Seafood Linguine Recipe (serve 4-6)

Ingredients:
8-10 jumbo prawns
6 u-12 sea scallops
1 lb salmon fillet or any white fish- skin and bone off
15 mussels/clams (or 6 fresh oysters- packed in jar)
1 can diced tomatoes (stewed with garlic, oregano)
1 container of marinara sauce
2-3 cloves garlic- finely chopped
chili flakes (optional)

Method:

  1. Prepare the seafood: take off shells and veins of the prawns. Cut scallops in 1/2 or 1/3. Cut the fish in bib chunks (about 1-inch cubes). Wash the shellfish and remove any beards (if you’re using mussels). If you’re using oysters, rinse through and remove any small pieces of shells.
  2. Heat up a pot or deep frying pan and pour some olive oil. Add in chopped garlic and chili flakes (optional) saute until aroma comes out. Take care not to burn the garlic. Add in canned tomatoes and bring to a boil.
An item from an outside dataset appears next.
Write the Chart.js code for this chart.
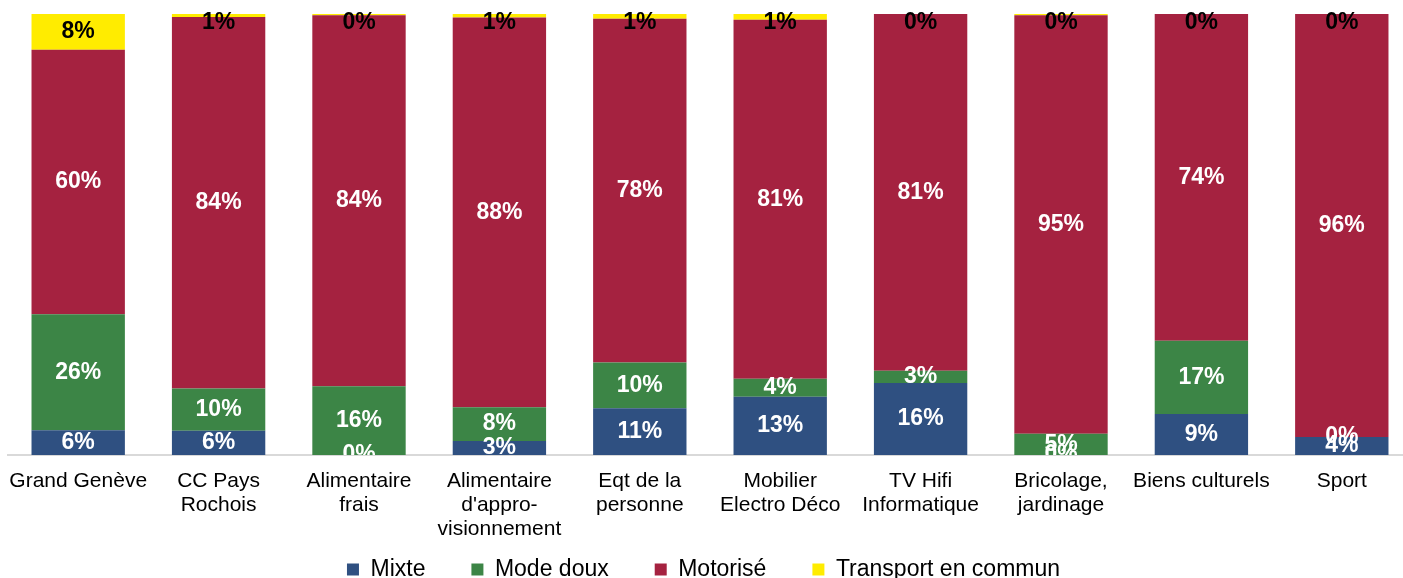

Add in shellfish and arrange them on a single layer, covered and cook until the shells open. Do not overcook or they will get tough. Once the shellfish are cooked, take them out and put on a plate but keep the sauce in the pot/pan.
  3. Next cook the prawns and arrange in single layers, covered and cook until prawns just cooked. Take the prawns out and repeat the step with scallops.
  4. Lastly, add in fish and cover with lid until just cooked. Add in marinara sauce and bring all the cooked seafood back to the pan. Toss gently to coat the sauce and dish out. Scoop the seafood over cooked linguine and serve immediately.

Note:

  • Use good quality fresh seafood as it is the soul of this dish. You can choose any kind of seafood but use at least 1 kind of shellfish as it will bring out the flavor of the sea. Also take care not to overcook all seafood– they are expensive you know! 🙂
  • Each type of seafood has different cooking time. This is why they are cooked separately on single layer to ensure they are evenly cooked and not overcooked.
  • Don’t cut the fish into small chunks as the flesh is easily breaking apart after cooking. Same reason being why the fish is the very last seafood to cook and gently toss when all other seafood are added in later.
  • I usually don’t have any herbs in stock so I used canned stewed tomatoes with herbs in it, but if you have any then you can use original flavor. Also, since the canned tomatoes and marinara sauce has salt in it so I skip all seasoning– the sauce is very flavorful already after cooking all kinds of seafood.